In this year of 1898 provision has been made by the Board of Education of Chicago for a two months' school session during vacation, where the instruction chiefly includes courses of art and nature-study. Provision was made for two thousand children, but the applications numbered more than four thousand and the disappointment of the rejected ones was pitiful to see.[5] The parental farms established in Massachusetts and elsewhere throughout the land have done a wonderful work and show a crying need for many more of them.[6]
These are but a few of the experiments that are being made which lead to a recognition of the necessity of complete advantages that will effect a perfect social quarantine against the influence of evil suggestions by giving an ample supply of good ones. But the greatest good will come only when these institutions have become systematic instead of spasmodic; complete instead of partial. Then, and only then, will the progress of reform have been relieved of uncivilized obstruction.

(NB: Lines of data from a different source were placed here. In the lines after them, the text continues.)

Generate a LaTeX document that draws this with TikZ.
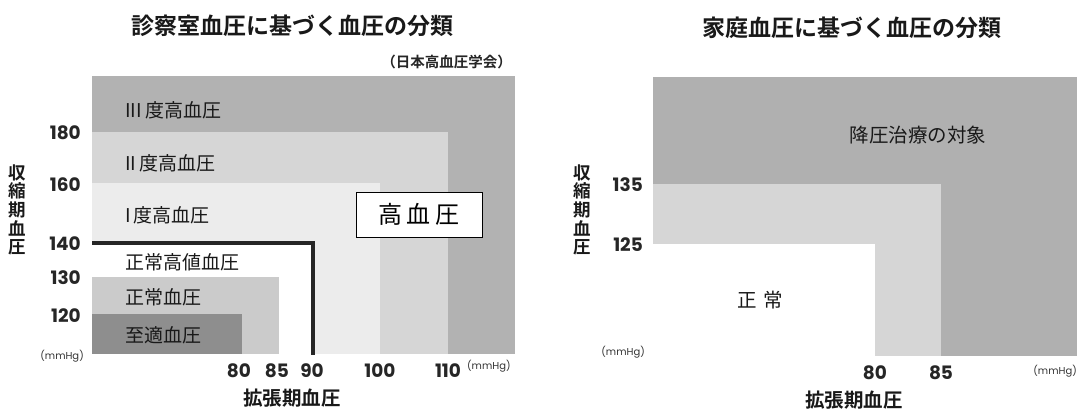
\documentclass[tikz,border=0pt]{standalone}
\usepackage{fontspec}
\setmainfont{Noto Sans CJK JP}[BoldFont={Noto Sans CJK JP Bold}]
\newfontfamily\numfont{Poppins}
\definecolor{gthree}{HTML}{B2B2B2}
\definecolor{gtwo}{HTML}{D6D6D6}
\definecolor{gone}{HTML}{ECECEC}
\definecolor{gnorm}{HTML}{CBCBCB}
\definecolor{gopt}{HTML}{8E8E8E}
\definecolor{rdark}{HTML}{B0B0B0}
\definecolor{rlight}{HTML}{D6D6D6}
\begin{document}
\begin{tikzpicture}[x=1pt,y=-1pt,
  lbl/.style={font=\fontsize{19}{19}\selectfont, anchor=west, inner sep=0pt, text=black!90},
  num/.style={font=\numfont\fontsize{18.5}{18.5}\selectfont\bfseries, inner sep=0pt, text=black!85},
  unit/.style={font=\numfont\fontsize{10}{10}\selectfont, inner sep=0pt, text=black!80},
  ttl/.style={font=\fontsize{23}{23}\selectfont\bfseries, inner sep=0pt, text=black!90},
  axt/.style={font=\fontsize{19.5}{19.5}\selectfont\bfseries, inner sep=0pt, text=black!90},
  vax/.style={font=\fontsize{17.5}{18.6}\selectfont\bfseries, align=center, inner sep=0pt, text=black!90}]
\useasboundingbox (0,0) rectangle (1079,410);

% ---------- left chart ----------
\fill[gthree] (92,76) rectangle (515,354);
\fill[gtwo] (92,132) rectangle (448,354);
\fill[gone] (92,183) rectangle (380,354);
\fill[white] (92,243) rectangle (313,354);
\fill[gnorm] (92,277) rectangle (279,354);
\fill[gopt] (92,314) rectangle (242,354);
\coordinate (tl) at (92,243);
\coordinate (tc) at (313,243);
\coordinate (tb) at (313,355);
\draw[line width=4pt, black!85] (tl) -- (tc) -- (tb);

\node[ttl] (ltitle) at (292,26) {診察室血圧に基づく血圧の分類};
\node[font=\fontsize{14.5}{15}\selectfont\bfseries, inner sep=0pt, anchor=east, text=black!85] (src) at (512,62) {（日本高血圧学会）};

\node[lbl] (l3) at (125,110) {III\,度高血圧};
\node[lbl] (l2) at (125,163) {II\,度高血圧};
\node[lbl] (l1) at (125,215) {I\,度高血圧};
\node[lbl] (lhn) at (125,262) {正常高値血圧};
\node[lbl] (ln) at (125,297) {正常血圧};
\node[lbl] (lopt) at (125,335) {至適血圧};

\node[draw, line width=1pt, fill=white, minimum width=126pt, minimum height=45pt, inner sep=0pt,
      font=\fontsize{24}{24}\selectfont] (hbox) at (419,214.5) {高\hspace{5pt}血\hspace{5pt}圧};

\node[num, anchor=east] (y180) at (81,133) {180};
\node[num, anchor=east] (y160) at (81,185) {160};
\node[num, anchor=east] (y140) at (81,244) {140};
\node[num, anchor=east] (y130) at (81,278) {130};
\node[num, anchor=east] (y120) at (81,316) {120};
\node[unit, anchor=east] (yu) at (84,356) {(mmHg)};
\node[vax] (lyt) at (17,210) {収\\縮\\期\\血\\圧};

\node[num] (x80) at (239,371) {80};
\node[num] (x85) at (277,371) {85};
\node[num] (x90) at (312,371) {90};
\node[num] (x100) at (380,371) {100};
\node[num] (x110) at (448,371) {110};
\node[unit, anchor=west] (xu) at (467,366) {(mmHg)};
\node[axt] (lxt) at (292,398) {拡張期血圧};

% ---------- right chart ----------
\fill[rdark] (653,77) rectangle (1077,356);
\fill[rlight] (653,184) rectangle (941,356);
\fill[white] (653,244) rectangle (875,356);

\node[ttl] (rtitle) at (852,28) {家庭血圧に基づく血圧の分類};
\node[font=\fontsize{19.5}{20}\selectfont, inner sep=0pt, text=black!90] (treat) at (918,135) {降圧治療の対象};
\node[font=\fontsize{19.5}{20}\selectfont, inner sep=0pt, text=black!90] (norm) at (760,300) {正\hspace{7pt}常};

\node[num, anchor=east] (y135) at (643,185) {135};
\node[num, anchor=east] (y125) at (643,245) {125};
\node[unit, anchor=east] (ryu) at (645,352) {(mmHg)};
\node[vax] (ryt) at (582,210) {収\\縮\\期\\血\\圧};

\node[num] (rx80) at (875,373) {80};
\node[num] (rx85) at (941,373) {85};
\node[unit, anchor=east] (rxu) at (1077,371) {(mmHg)};
\node[axt] (rxt) at (854,400) {拡張期血圧};
\end{tikzpicture}
\end{document}
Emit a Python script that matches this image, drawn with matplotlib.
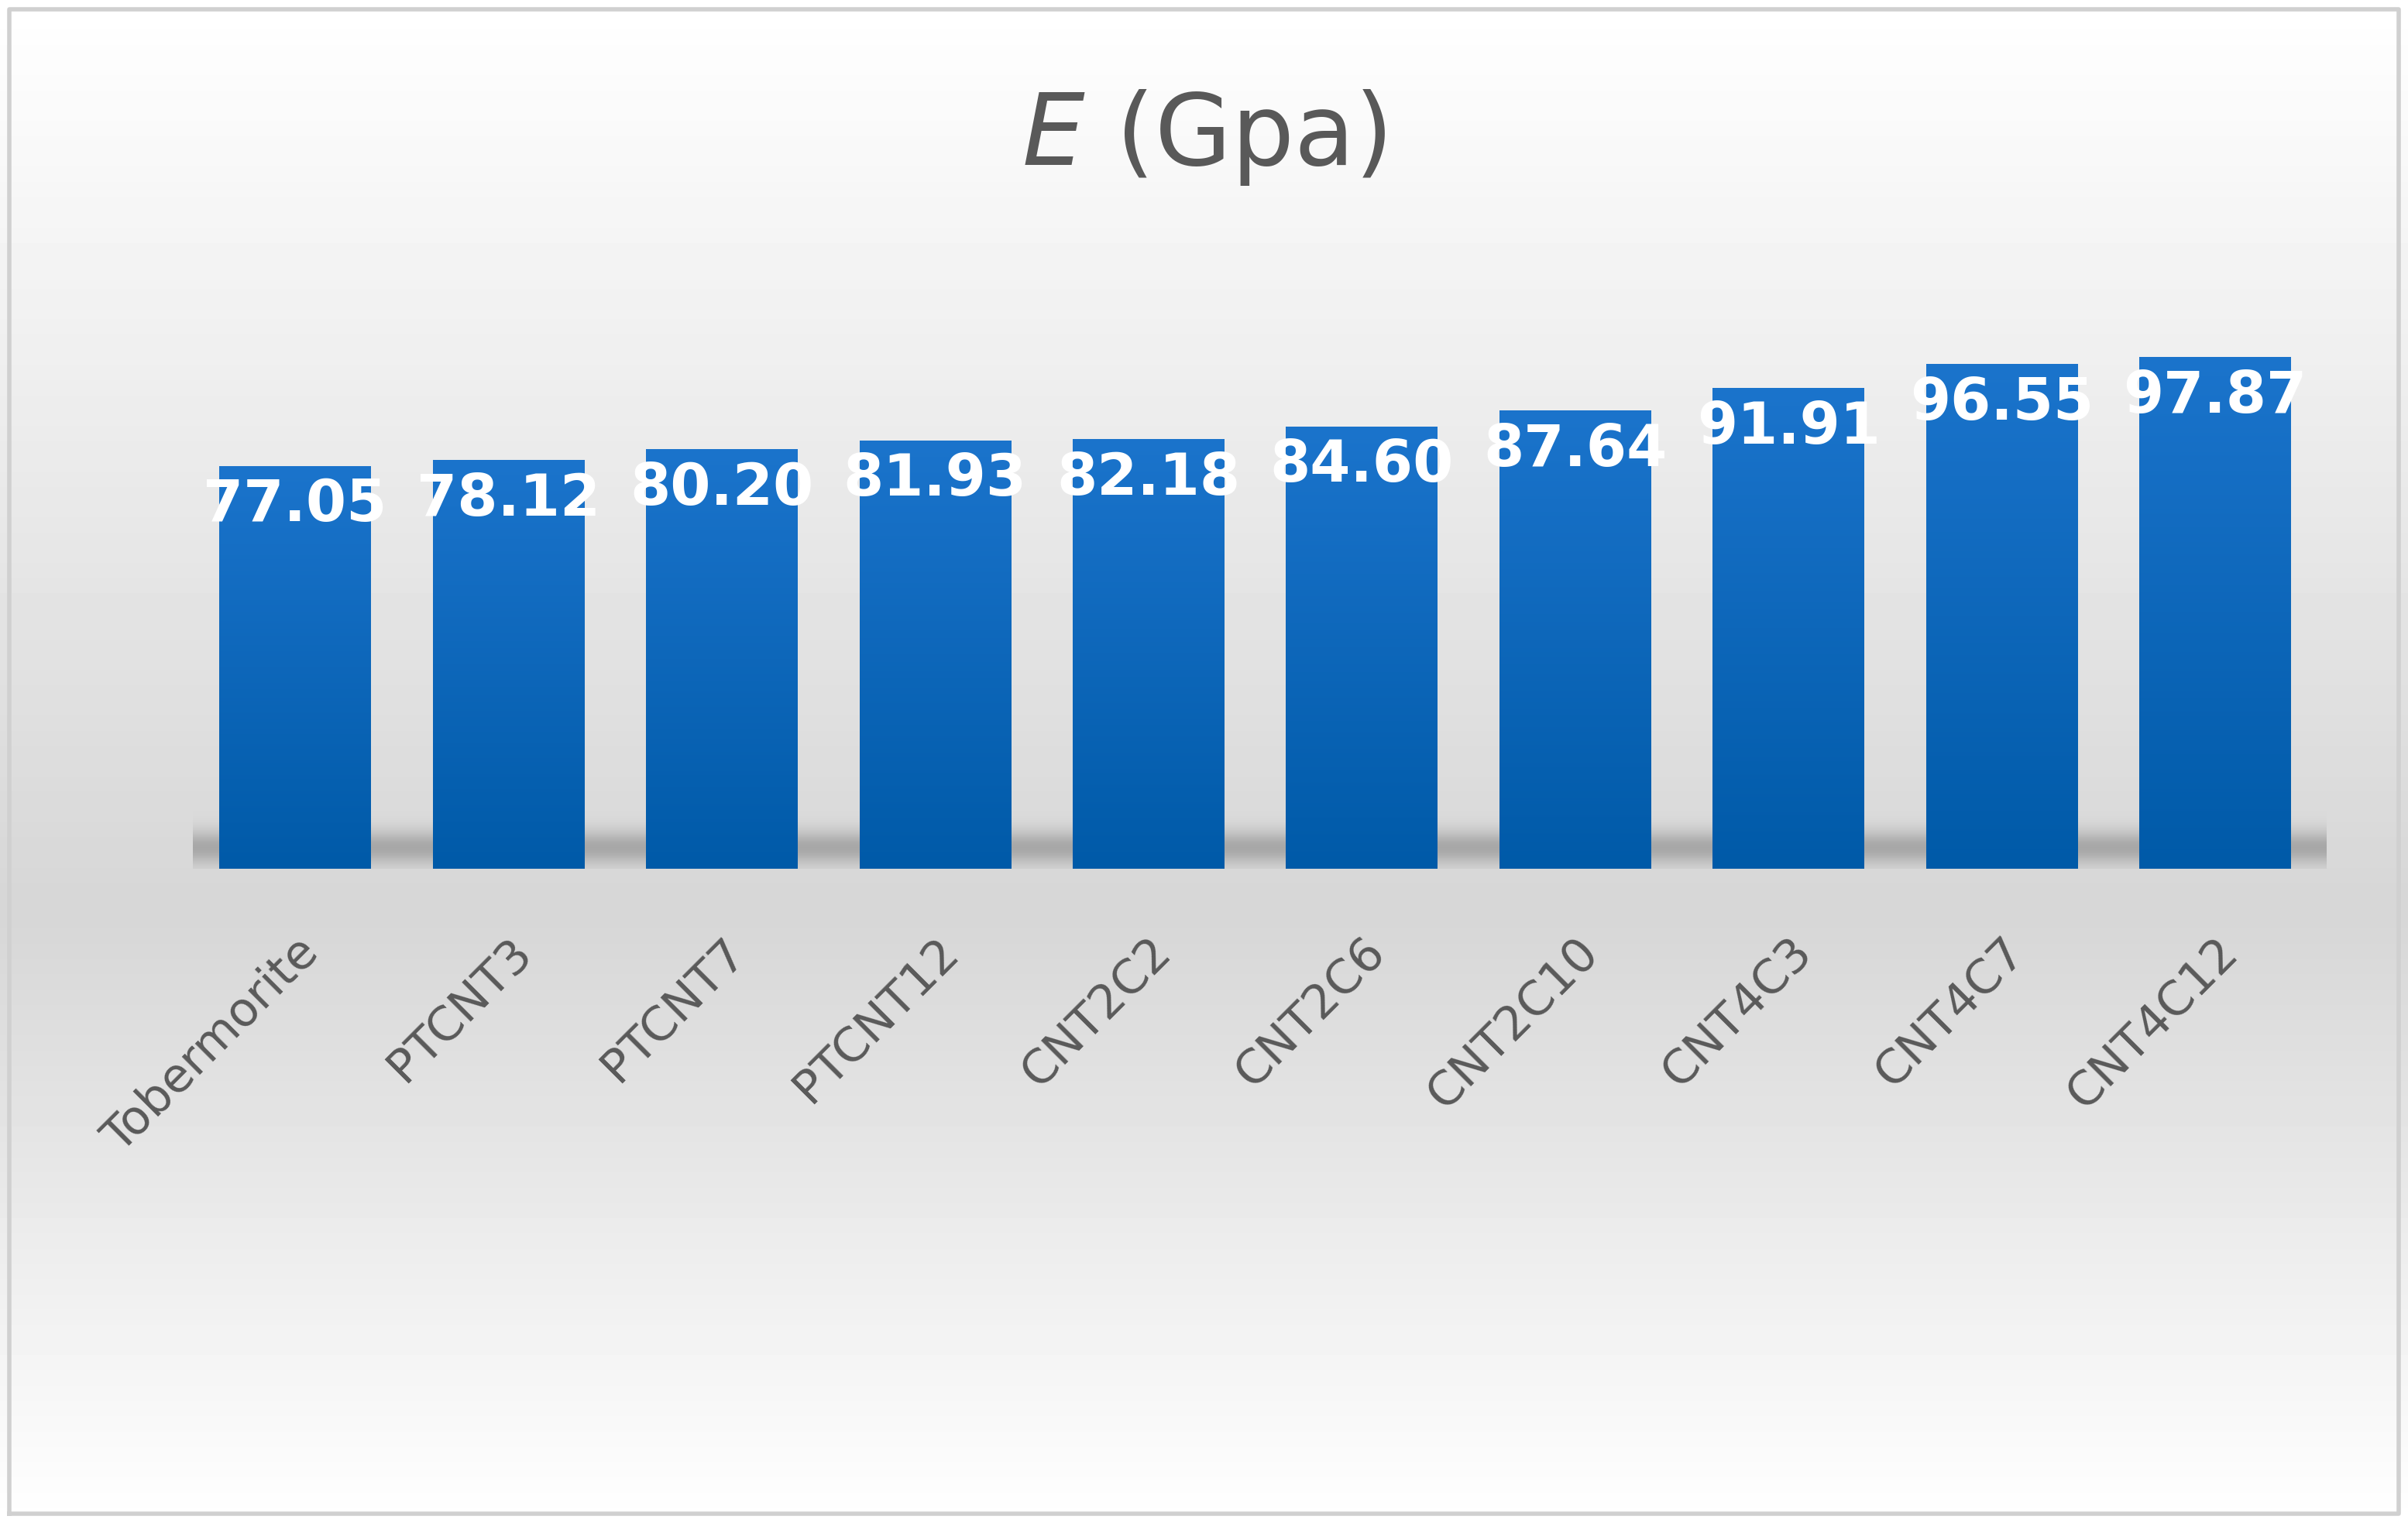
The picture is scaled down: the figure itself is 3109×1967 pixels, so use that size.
import numpy as np
import matplotlib.pyplot as plt
from matplotlib.colors import LinearSegmentedColormap

categories = ["Tobermorite", "PTCNT3", "PTCNT7", "PTCNT12", "CNT2C2",
              "CNT2C6", "CNT2C10", "CNT4C3", "CNT4C7", "CNT4C12"]
values = [77.05, 78.12, 80.20, 81.93, 82.18, 84.60, 87.64, 91.91, 96.55, 97.87]

fig = plt.figure(figsize=(15.545, 9.835), dpi=200)

# background gradient: white top -> light grey middle -> white bottom
bg = fig.add_axes([0, 0, 1, 1], zorder=-10)
g = np.concatenate([np.linspace(1.0, 0.84, 60), np.linspace(0.84, 1.0, 40)])
bg.imshow(np.repeat(g[:, None], 2, axis=1), cmap="gray", vmin=0, vmax=1,
          aspect="auto", extent=[0, 1, 0, 1])
# soft shadow band behind bars
sh = np.exp(-((np.linspace(0, 1, 100) - 0.85) / 0.12) ** 2)
bg.imshow(sh[:, None] * np.ones((1, 2)), cmap=LinearSegmentedColormap.from_list(
    "s", [(0.5, 0.5, 0.5, 0.0), (0.5, 0.5, 0.5, 0.55)]), vmin=0, vmax=1,
    aspect="auto", extent=[0.08, 0.966, 0.4294, 0.52])
bg.plot([0.004, 0.996, 0.996, 0.004, 0.004], [0.006, 0.006, 0.994, 0.994, 0.006],
        color="#d0d0d0", lw=2)
bg.set_xlim(0, 1)
bg.set_ylim(0, 1)
bg.axis("off")

ax = fig.add_axes([0.080, 0.4294, 0.886, 0.378])
ax.patch.set_alpha(0)
x = np.arange(len(categories))
bars = ax.bar(x, values, width=0.71, color="none")
ax.set_xlim(-0.48, 9.52)
ax.set_ylim(0, 110)

cmap = LinearSegmentedColormap.from_list("b", ["#005aa8", "#1b74cc"])
grad = np.linspace(0, 1, 256)[:, None]
for b in bars:
    x0, w, h = b.get_x(), b.get_width(), b.get_height()
    im = ax.imshow(grad, cmap=cmap, origin="lower", aspect="auto",
                   extent=[x0, x0 + w, 0, h], zorder=2)
    im.set_clip_path(b)
    ax.text(x0 + w / 2, h - 13, f"{h:.2f}", ha="center", va="bottom",
            color="white", fontsize=27, fontweight="bold", zorder=3)

ax.set_xticks(x)
ax.set_xticklabels(categories, rotation=45, ha="right", rotation_mode="anchor",
                   fontsize=22, color="#595959")
ax.tick_params(axis="x", length=0, pad=28)
ax.set_yticks([])
for s in ax.spines.values():
    s.set_visible(False)
ax.set_xlim(-0.48, 9.52)

fig.text(0.5, 0.91, r"$\mathit{E}$ (Gpa)", ha="center", va="center",
         fontsize=46, color="#595959", math_fontfamily="dejavusans")

fig.savefig("out.png", dpi=200)
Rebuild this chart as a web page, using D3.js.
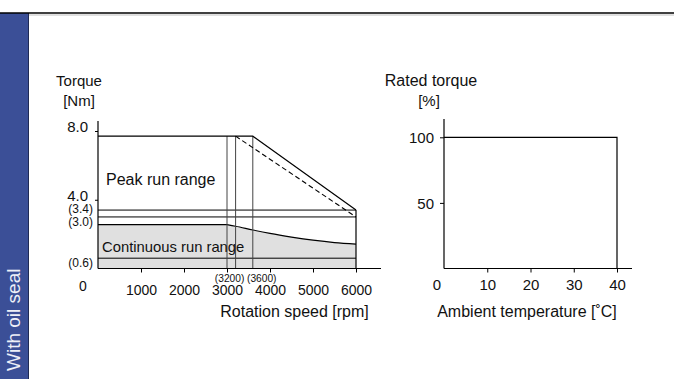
<!DOCTYPE html>
<html>
<head>
<meta charset="utf-8">
<script src="https://cdn.jsdelivr.net/npm/d3@7"></script>
<style>
  body { margin: 0; background: #fff; }
  svg { display: block; font-family: "Liberation Sans", Arial, sans-serif; }
</style>
</head>
<body>
<div id="chart"></div>
<script>
// speed / torque chart
const speedTicks = [1000, 2000, 3000, 4000, 5000, 6000];
const torqueTicks = [4.0, 8.0];
const peakTorque = 7.7;
const peakSolid = [[0, 7.7], [3600, 7.7], [6000, 3.4]];
const peakDashed = [[3200, 7.7], [6000, 3.0]];
const levelLines = [3.4, 3.0, 0.6];
const levelLabels = ['(3.4)', '(3.0)', '(0.6)'];
const speedMarks = [3000, 3200, 3600];
const speedMarkLabels = ['(3200)', '(3600)'];
const continuous = [[0, 2.55], [3000, 2.55], [3200, 2.46], [3600, 2.24], [4000, 2.04],
  [4500, 1.83], [5000, 1.65], [5500, 1.51], [6000, 1.42]];

// temperature chart
const tempTicks = [10, 20, 30, 40];
const ratedTicks = [50, 100];
const ratedLine = [[0, 100], [40, 100], [40, 0]];

const W = 674, H = 379;
const svg = d3.select('#chart').append('svg').attr('width', W).attr('height', H);

// side band + top rule
svg.append('rect').attr('x', 0).attr('y', 13).attr('width', 28).attr('height', H - 13).attr('fill', '#3b4f97');
svg.append('line').attr('x1', 28.5).attr('x2', 28.5).attr('y1', 13).attr('y2', H).attr('stroke', '#1f2a55').attr('stroke-width', 1);
svg.append('line').attr('x1', 0).attr('x2', W).attr('y1', 13).attr('y2', 13).attr('stroke', '#000').attr('stroke-width', 1.5);
svg.append('line').attr('x1', 29).attr('x2', W).attr('y1', 15).attr('y2', 15).attr('stroke', '#d4d4d4').attr('stroke-width', 1.5);
svg.append('text').attr('transform', 'translate(20,371) rotate(-90)')
  .attr('fill', '#eef0f7').style('font-size', '19px').text('With oil seal');

// ---- left chart
const x = d3.scaleLinear().domain([0, 6000]).range([98, 356]);
const y = d3.scaleLinear().domain([0, 8]).range([268.5, 131]);
const left = svg.append('g');

const area = d3.area().x(d => x(d[0])).y0(y(0)).y1(d => y(d[1])).curve(d3.curveMonotoneX);
const line = d3.line().x(d => x(d[0])).y(d => y(d[1]));

left.append('path').datum(continuous).attr('d', area).attr('fill', '#e0e0e0');
left.append('path').datum(continuous.slice(1)).attr('d', line.curve(d3.curveMonotoneX))
  .attr('fill', 'none').attr('stroke', '#000').attr('stroke-width', 1.2);
line.curve(d3.curveLinear);

left.selectAll('.lvl').data(levelLines).enter().append('line')
  .attr('x1', x(0)).attr('x2', x(6000))
  .attr('y1', d => y(d)).attr('y2', d => y(d))
  .attr('stroke', '#000').attr('stroke-width', 1);
// top of continuous range, flat part
left.append('line').attr('x1', x(0)).attr('x2', x(3000))
  .attr('y1', y(continuous[0][1])).attr('y2', y(continuous[0][1]))
  .attr('stroke', '#000').attr('stroke-width', 1.2);

left.selectAll('.vm').data(speedMarks).enter().append('line')
  .attr('x1', d => x(d)).attr('x2', d => x(d))
  .attr('y1', y(peakTorque)).attr('y2', y(0))
  .attr('stroke', '#444').attr('stroke-width', 1);
left.append('line').attr('x1', x(6000)).attr('x2', x(6000))
  .attr('y1', y(3.4)).attr('y2', y(0)).attr('stroke', '#000').attr('stroke-width', 1.2);

left.append('path').datum(peakSolid).attr('d', line)
  .attr('fill', 'none').attr('stroke', '#000').attr('stroke-width', 1.2);
left.append('path').datum(peakDashed).attr('d', line)
  .attr('fill', 'none').attr('stroke', '#000').attr('stroke-width', 1.1).attr('stroke-dasharray', '5,3');

// axes
left.append('line').attr('x1', x(0)).attr('x2', 381).attr('y1', y(0)).attr('y2', y(0)).attr('stroke', '#000').attr('stroke-width', 1.2);
left.append('line').attr('x1', x(0)).attr('x2', x(0)).attr('y1', 121).attr('y2', y(0)).attr('stroke', '#000').attr('stroke-width', 1.2);

const xAxis = d3.axisBottom(x).tickValues(speedTicks).tickSize(4).tickPadding(13).tickFormat(d3.format('d'));
left.append('g').attr('transform', 'translate(0,' + y(0) + ')').call(xAxis)
  .call(g => g.select('.domain').remove())
  .selectAll('text').style('font-size', '14px').attr('fill', '#111');

const yAxis = d3.axisLeft(y).tickValues(torqueTicks).tickSize(3).tickPadding(7).tickFormat(d3.format('.1f'));
left.append('g').attr('transform', 'translate(' + x(0) + ',0)').call(yAxis)
  .call(g => g.select('.domain').remove())
  .selectAll('text').style('font-size', '15px').attr('dy', '0.02em').attr('fill', '#111');

const lvlOffset = [-1.5, 4.5, 4.5];
left.selectAll('.lvlLab').data(levelLines).enter().append('text')
  .attr('x', 93).attr('y', (d, i) => y(d) + lvlOffset[i]).attr('dy', '0.35em')
  .attr('text-anchor', 'end').style('font-size', '12px').attr('fill', '#111')
  .text((d, i) => levelLabels[i]);

left.selectAll('.vmLab').data(speedMarkLabels).enter().append('text')
  .attr('x', (d, i) => x(speedMarks[i + 1]) + (i === 0 ? -6 : 9)).attr('y', 281.5)
  .attr('text-anchor', 'middle').style('font-size', '10.2px').attr('fill', '#111').text(d => d);

left.append('text').attr('x', 83).attr('y', 291).attr('text-anchor', 'middle')
  .style('font-size', '14px').attr('fill', '#111').text('0');
left.append('text').attr('x', 79).attr('y', 86).attr('text-anchor', 'middle')
  .style('font-size', '15px').attr('fill', '#111').text('Torque');
left.append('text').attr('x', 79).attr('y', 106).attr('text-anchor', 'middle')
  .style('font-size', '15px').attr('fill', '#111').text('[Nm]');
left.append('text').attr('x', 106).attr('y', 185)
  .style('font-size', '16px').attr('fill', '#111').text('Peak run range');
left.append('text').attr('x', 102).attr('y', 252)
  .style('font-size', '14.8px').attr('fill', '#111').text('Continuous run range');
left.append('text').attr('x', 294.5).attr('y', 317).attr('text-anchor', 'middle')
  .style('font-size', '16px').attr('fill', '#111').text('Rotation speed [rpm]');

// ---- right chart
const x2 = d3.scaleLinear().domain([0, 40]).range([444, 617]);
const y2 = d3.scaleLinear().domain([0, 100]).range([268.5, 137.3]);
const right = svg.append('g');

right.append('path').datum(ratedLine)
  .attr('d', d3.line().x(d => x2(d[0])).y(d => y2(d[1])))
  .attr('fill', 'none').attr('stroke', '#000').attr('stroke-width', 1.2);

right.append('line').attr('x1', x2(0)).attr('x2', 632).attr('y1', y2(0)).attr('y2', y2(0)).attr('stroke', '#000').attr('stroke-width', 1.2);
right.append('line').attr('x1', x2(0)).attr('x2', x2(0)).attr('y1', 119).attr('y2', y2(0)).attr('stroke', '#000').attr('stroke-width', 1.2);

right.append('g').attr('transform', 'translate(0,' + y2(0) + ')')
  .call(d3.axisBottom(x2).tickValues(tempTicks).tickSize(4).tickPadding(7))
  .call(g => g.select('.domain').remove())
  .selectAll('text').style('font-size', '15px').attr('fill', '#111');

right.append('g').attr('transform', 'translate(' + x2(0) + ',0)')
  .call(d3.axisLeft(y2).tickValues(ratedTicks).tickSize(4).tickPadding(6))
  .call(g => g.select('.domain').remove())
  .selectAll('text').style('font-size', '15px').attr('dy', '0.35em').attr('fill', '#111');

right.append('text').attr('x', 437).attr('y', 290).attr('text-anchor', 'middle')
  .style('font-size', '15px').attr('fill', '#111').text('0');
right.append('text').attr('x', 431).attr('y', 86).attr('text-anchor', 'middle')
  .style('font-size', '16px').attr('fill', '#111').text('Rated torque');
right.append('text').attr('x', 429).attr('y', 106).attr('text-anchor', 'middle')
  .style('font-size', '15px').attr('fill', '#111').text('[%]');
right.append('text').attr('x', 527).attr('y', 317).attr('text-anchor', 'middle')
  .style('font-size', '16px').attr('fill', '#111').text('Ambient temperature [˚C]');
</script>
</body>
</html>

Governor Pingree of Michigan and Mayor Jones of Toledo, Ohio, are making experiments in the same direction, but all such spontaneous effort on the part of individual altruists is pioneering and leads the way to systematic warfare, by peaceful means, against the forces of evil and neglect that beset infancy and childhood in their helplessness.
- [4]
- Vacant lots in cities can even be used for the purpose of nature study by planting potatoes in them, as demonstrated by the Governor of Michigan.
- [5]
- Note.—We have learned since the above has been in type that the fund supporting the Summer Vacation School was raised through the sale of little national flags, promoted by Miss Mary E. McDowell of the University of Chicago Settlement.
- [6]
- Note.—And now, August, 1898, Ex-President Cleveland, gives practical emphasis to his oft-repeated advice relative to the training of junior citizens, by the donation of a valuable farm in New Jersey for the uses of a farm-cottage-school for the waifs of Greater New York.